WHAT YOU NEED TO DO
Leaving the pictures aside, transcribe every line below exactly.

---+---

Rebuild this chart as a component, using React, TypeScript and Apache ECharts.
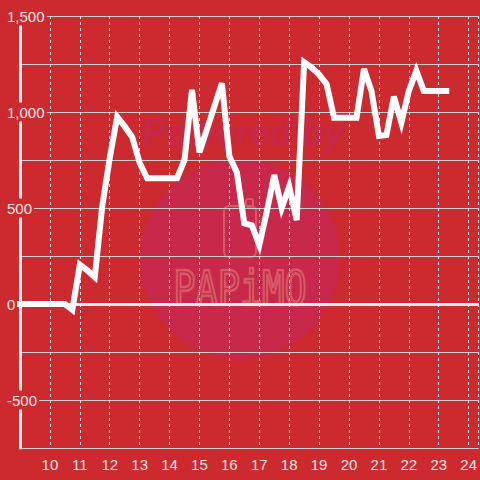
import React, { useEffect, useRef } from "react";
import * as echarts from "echarts";

const hours = [
  9, 9.25, 9.5, 9.75, 10, 10.25, 10.5, 10.75, 11, 11.25, 11.5, 11.75,
  12, 12.25, 12.5, 12.75, 13, 13.25, 13.5, 13.75, 14, 14.25, 14.5, 14.75,
  15, 15.25, 15.5, 15.75, 16, 16.25, 16.5, 16.75, 17, 17.25, 17.5, 17.75,
  18, 18.25, 18.5, 18.75, 19, 19.25, 19.5, 19.75, 20, 20.25, 20.5, 20.75,
  21, 21.25, 21.5, 21.75, 22, 22.25, 22.5, 22.75, 23, 23.25,
];
const values = [
  0, 0, 0, 0, 0, 0, 0, -30, 205, 175, 140, 510,
  760, 975, 925, 870, 735, 655, 655, 655, 655, 655, 750, 1115,
  790, 910, 1030, 1150, 770, 685, 420, 410, 307, 480, 672, 500,
  612, 437, 1260, 1232, 1195, 1145, 970, 970, 970, 970, 1224, 1110,
  875, 880, 1080, 945, 1110, 1215, 1110, 1110, 1110, 1110,
];
const yLabelValues = [1500, 1000, 500, 0, -500];
const xLabelValues = [10, 11, 12, 13, 14, 15, 16, 17, 18, 19, 20, 21, 22, 23, 24];

const BG = "#cc2a2f";
const LABEL = "#f5e4e4";

export default function App() {
  const ref = useRef<HTMLDivElement>(null);
  useEffect(() => {
    if (!ref.current) return;
    const chart = echarts.init(ref.current, undefined, { renderer: "svg" });
    const data = hours.map((h, i) => [h, values[i]]);
    chart.setOption({
      animation: false,
      backgroundColor: BG,
      textStyle: { fontFamily: "Liberation Sans, Arial, sans-serif" },
      grid: { left: 20, right: 0, top: 16, bottom: 32, containLabel: false },
      graphic: [
        {
          type: "circle",
          z: -10,
          shape: { cx: 240, cy: 259, r: 100 },
          style: { fill: "#c8284a" },
        },
        {
          type: "text",
          z: -9,
          x: 243,
          y: 132,
          style: {
            text: "Powered by",
            fill: "#c8284a",
            font: "italic bold 36px Liberation Sans, Arial, sans-serif",
            textAlign: "center",
            textVerticalAlign: "middle",
          },
        },
        {
          type: "rect",
          z: -9,
          shape: { x: 224, y: 206, width: 32, height: 51, r: 5 },
          style: { fill: "none", stroke: "#d65a66", lineWidth: 2 },
        },
        {
          type: "rect",
          z: -9,
          shape: { x: 246, y: 199, width: 7, height: 8, r: 2 },
          style: { fill: "none", stroke: "#d65a66", lineWidth: 2 },
        },
        {
          type: "text",
          z: -9,
          x: 240,
          y: 288,
          scaleY: 1.3,
          style: {
            text: "PAPiMO",
            fill: "none",
            stroke: "#d65a66",
            lineWidth: 2,
            font: "37px DejaVu Sans Mono, monospace",
            textAlign: "center",
            textVerticalAlign: "middle",
          },
        },
      ],
      xAxis: {
        type: "value",
        min: 9,
        max: 24.3333,
        interval: 1,
        axisLine: { show: false },
        axisTick: { show: false },
        splitLine: {
          show: true,
          lineStyle: { color: "#e6dede", width: 1, type: [3, 3] },
        },
        axisLabel: {
          color: LABEL,
          fontSize: 15,
          margin: 9,
          showMaxLabel: false,
          formatter: (v: number) => (xLabelValues.includes(v) ? String(v) : ""),
        },
      },
      yAxis: {
        type: "value",
        min: -750,
        max: 1500,
        interval: 250,
        axisLine: { show: true, lineStyle: { color: "#f2eeee", width: 3 } },
        axisTick: { show: false },
        splitLine: { show: true, lineStyle: { color: "#cfcaca", width: 1 } },
        axisLabel: {
          inside: true,
          margin: -15,
          color: LABEL,
          fontSize: 15,
          backgroundColor: BG,
          padding: [2, 2, 2, 2],
          formatter: (v: number) =>
            yLabelValues.includes(v) ? v.toLocaleString("en-US") : "",
        },
      },
      series: [
        {
          type: "line",
          data,
          symbol: "none",
          z: 5,
          lineStyle: { color: "#ffffff", width: 6, cap: "square", join: "miter" },
          markLine: {
            silent: true,
            symbol: ["none", "none"],
            label: { show: false },
            lineStyle: { color: "#f2eeee", width: 3, type: "solid" },
            data: [{ yAxis: 0 }],
            z: 3,
          },
        },
      ],
    });
    return () => chart.dispose();
  }, []);
  return (
    <div
      ref={ref}
      style={{ position: "fixed", left: 0, top: 0, width: 480, height: 480 }}
    />
  );
}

---+---

CORRECT RESPONSE
Rebuild this chart as a component, using React, TypeScript and Apache ECharts.
import React, { useEffect, useRef } from "react";
import * as echarts from "echarts";

const hours = [
  9, 9.25, 9.5, 9.75, 10, 10.25, 10.5, 10.75, 11, 11.25, 11.5, 11.75,
  12, 12.25, 12.5, 12.75, 13, 13.25, 13.5, 13.75, 14, 14.25, 14.5, 14.75,
  15, 15.25, 15.5, 15.75, 16, 16.25, 16.5, 16.75, 17, 17.25, 17.5, 17.75,
  18, 18.25, 18.5, 18.75, 19, 19.25, 19.5, 19.75, 20, 20.25, 20.5, 20.75,
  21, 21.25, 21.5, 21.75, 22, 22.25, 22.5, 22.75, 23, 23.25,
];
const values = [
  0, 0, 0, 0, 0, 0, 0, -30, 205, 175, 140, 510,
  760, 975, 925, 870, 735, 655, 655, 655, 655, 655, 750, 1115,
  790, 910, 1030, 1150, 770, 685, 420, 410, 307, 480, 672, 500,
  612, 437, 1260, 1232, 1195, 1145, 970, 970, 970, 970, 1224, 1110,
  875, 880, 1080, 945, 1110, 1215, 1110, 1110, 1110, 1110,
];
const yLabelValues = [1500, 1000, 500, 0, -500];
const xLabelValues = [10, 11, 12, 13, 14, 15, 16, 17, 18, 19, 20, 21, 22, 23, 24];

const BG = "#cc2a2f";
const LABEL = "#f5e4e4";

export default function App() {
  const ref = useRef<HTMLDivElement>(null);
  useEffect(() => {
    if (!ref.current) return;
    const chart = echarts.init(ref.current, undefined, { renderer: "svg" });
    const data = hours.map((h, i) => [h, values[i]]);
    chart.setOption({
      animation: false,
      backgroundColor: BG,
      textStyle: { fontFamily: "Liberation Sans, Arial, sans-serif" },
      grid: { left: 20, right: 0, top: 16, bottom: 32, containLabel: false },
      graphic: [
        {
          type: "circle",
          z: -10,
          shape: { cx: 240, cy: 259, r: 100 },
          style: { fill: "#c8284a" },
        },
        {
          type: "text",
          z: -9,
          x: 243,
          y: 132,
          style: {
            text: "Powered by",
            fill: "#c8284a",
            font: "italic bold 36px Liberation Sans, Arial, sans-serif",
            textAlign: "center",
            textVerticalAlign: "middle",
          },
        },
        {
          type: "rect",
          z: -9,
          shape: { x: 224, y: 206, width: 32, height: 51, r: 5 },
          style: { fill: "none", stroke: "#d65a66", lineWidth: 2 },
        },
        {
          type: "rect",
          z: -9,
          shape: { x: 246, y: 199, width: 7, height: 8, r: 2 },
          style: { fill: "none", stroke: "#d65a66", lineWidth: 2 },
        },
        {
          type: "text",
          z: -9,
          x: 240,
          y: 288,
          scaleY: 1.3,
          style: {
            text: "PAPiMO",
            fill: "none",
            stroke: "#d65a66",
            lineWidth: 2,
            font: "37px DejaVu Sans Mono, monospace",
            textAlign: "center",
            textVerticalAlign: "middle",
          },
        },
      ],
      xAxis: {
        type: "value",
        min: 9,
        max: 24.3333,
        interval: 1,
        axisLine: { show: false },
        axisTick: { show: false },
        splitLine: {
          show: true,
          lineStyle: { color: "#e6dede", width: 1, type: [3, 3] },
        },
        axisLabel: {
          color: LABEL,
          fontSize: 15,
          margin: 9,
          showMaxLabel: false,
          formatter: (v: number) => (xLabelValues.includes(v) ? String(v) : ""),
        },
      },
      yAxis: {
        type: "value",
        min: -750,
        max: 1500,
        interval: 250,
        axisLine: { show: true, lineStyle: { color: "#f2eeee", width: 3 } },
        axisTick: { show: false },
        splitLine: { show: true, lineStyle: { color: "#cfcaca", width: 1 } },
        axisLabel: {
          inside: true,
          margin: -15,
          color: LABEL,
          fontSize: 15,
          backgroundColor: BG,
          padding: [2, 2, 2, 2],
          formatter: (v: number) =>
            yLabelValues.includes(v) ? v.toLocaleString("en-US") : "",
        },
      },
      series: [
        {
          type: "line",
          data,
          symbol: "none",
          z: 5,
          lineStyle: { color: "#ffffff", width: 6, cap: "square", join: "miter" },
          markLine: {
            silent: true,
            symbol: ["none", "none"],
            label: { show: false },
            lineStyle: { color: "#f2eeee", width: 3, type: "solid" },
            data: [{ yAxis: 0 }],
            z: 3,
          },
        },
      ],
    });
    return () => chart.dispose();
  }, []);
  return (
    <div
      ref={ref}
      style={{ position: "fixed", left: 0, top: 0, width: 480, height: 480 }}
    />
  );
}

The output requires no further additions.